--- BEGIN ---

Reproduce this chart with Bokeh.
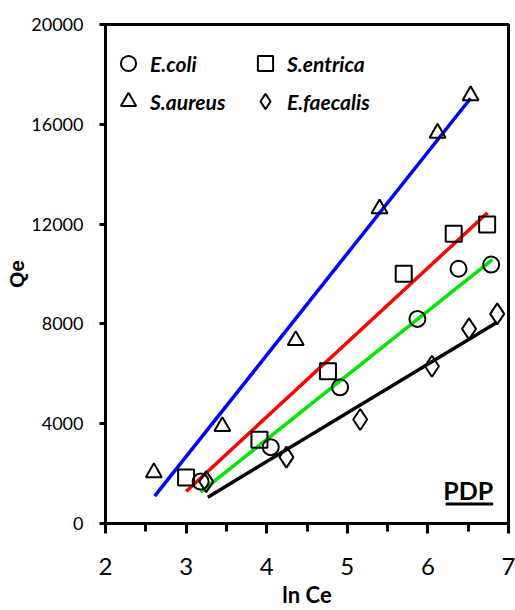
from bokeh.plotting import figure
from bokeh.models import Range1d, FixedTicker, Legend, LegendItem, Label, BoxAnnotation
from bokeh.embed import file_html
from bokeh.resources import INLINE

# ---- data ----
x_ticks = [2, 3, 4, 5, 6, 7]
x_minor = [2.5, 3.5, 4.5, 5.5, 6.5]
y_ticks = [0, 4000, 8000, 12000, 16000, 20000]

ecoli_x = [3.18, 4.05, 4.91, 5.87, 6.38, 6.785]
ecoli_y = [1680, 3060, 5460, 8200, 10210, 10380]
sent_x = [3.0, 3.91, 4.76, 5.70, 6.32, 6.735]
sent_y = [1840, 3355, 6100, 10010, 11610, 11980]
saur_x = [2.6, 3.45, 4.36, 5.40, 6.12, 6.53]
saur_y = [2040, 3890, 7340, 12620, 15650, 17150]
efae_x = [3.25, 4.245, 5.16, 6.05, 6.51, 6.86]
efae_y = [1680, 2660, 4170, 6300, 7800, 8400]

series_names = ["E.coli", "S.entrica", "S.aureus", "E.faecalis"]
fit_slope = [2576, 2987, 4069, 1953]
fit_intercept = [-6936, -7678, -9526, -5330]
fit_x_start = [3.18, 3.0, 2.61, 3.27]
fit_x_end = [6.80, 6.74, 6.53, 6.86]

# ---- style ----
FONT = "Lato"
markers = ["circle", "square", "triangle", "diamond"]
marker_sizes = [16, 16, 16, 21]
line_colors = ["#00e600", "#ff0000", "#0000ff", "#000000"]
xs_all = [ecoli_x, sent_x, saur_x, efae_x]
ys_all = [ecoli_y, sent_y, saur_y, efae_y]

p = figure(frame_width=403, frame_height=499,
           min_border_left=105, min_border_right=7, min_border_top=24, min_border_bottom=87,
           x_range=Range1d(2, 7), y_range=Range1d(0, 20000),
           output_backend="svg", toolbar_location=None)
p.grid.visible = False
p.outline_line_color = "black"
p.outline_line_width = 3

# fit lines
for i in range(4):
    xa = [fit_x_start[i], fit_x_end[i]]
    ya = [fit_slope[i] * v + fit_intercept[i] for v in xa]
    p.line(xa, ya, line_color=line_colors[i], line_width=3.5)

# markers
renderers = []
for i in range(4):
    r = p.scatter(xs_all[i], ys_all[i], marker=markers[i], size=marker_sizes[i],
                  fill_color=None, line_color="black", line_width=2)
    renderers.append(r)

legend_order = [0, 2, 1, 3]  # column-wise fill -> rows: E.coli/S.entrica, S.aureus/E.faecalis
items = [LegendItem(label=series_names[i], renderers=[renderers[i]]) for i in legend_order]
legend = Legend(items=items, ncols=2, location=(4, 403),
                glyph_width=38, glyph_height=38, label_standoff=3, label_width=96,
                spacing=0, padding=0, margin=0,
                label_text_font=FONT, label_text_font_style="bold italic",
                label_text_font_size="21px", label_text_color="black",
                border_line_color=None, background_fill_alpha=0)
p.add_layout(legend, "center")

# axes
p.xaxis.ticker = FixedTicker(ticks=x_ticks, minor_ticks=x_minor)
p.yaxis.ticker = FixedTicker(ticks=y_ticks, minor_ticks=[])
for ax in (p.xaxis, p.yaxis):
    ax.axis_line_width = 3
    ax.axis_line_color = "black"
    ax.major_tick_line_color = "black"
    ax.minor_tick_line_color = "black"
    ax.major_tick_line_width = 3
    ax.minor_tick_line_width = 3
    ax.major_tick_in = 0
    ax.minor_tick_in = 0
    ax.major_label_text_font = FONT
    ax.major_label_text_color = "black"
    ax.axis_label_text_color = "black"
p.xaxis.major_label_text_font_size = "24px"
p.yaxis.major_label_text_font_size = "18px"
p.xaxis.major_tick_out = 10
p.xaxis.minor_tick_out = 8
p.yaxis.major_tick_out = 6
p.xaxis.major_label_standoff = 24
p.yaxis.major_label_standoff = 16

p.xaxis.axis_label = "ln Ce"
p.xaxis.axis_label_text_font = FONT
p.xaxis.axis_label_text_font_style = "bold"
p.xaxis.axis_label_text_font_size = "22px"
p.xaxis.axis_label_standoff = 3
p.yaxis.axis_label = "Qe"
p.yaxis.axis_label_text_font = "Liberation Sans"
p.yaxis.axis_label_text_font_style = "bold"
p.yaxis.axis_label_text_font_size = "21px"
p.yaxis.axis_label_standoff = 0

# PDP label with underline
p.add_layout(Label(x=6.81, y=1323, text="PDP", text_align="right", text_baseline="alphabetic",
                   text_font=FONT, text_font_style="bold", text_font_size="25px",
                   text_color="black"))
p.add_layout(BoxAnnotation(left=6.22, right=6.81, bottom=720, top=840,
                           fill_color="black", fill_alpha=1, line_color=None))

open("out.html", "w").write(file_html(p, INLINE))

--- END ---

Exercise task:
Everything from the first line to the line with "from bokeh.resources import INLINE" must be repeated exactly, and nothing else. Leave the pictures out.

Finished task:
Reproduce this chart with Bokeh.
from bokeh.plotting import figure
from bokeh.models import Range1d, FixedTicker, Legend, LegendItem, Label, BoxAnnotation
from bokeh.embed import file_html
from bokeh.resources import INLINE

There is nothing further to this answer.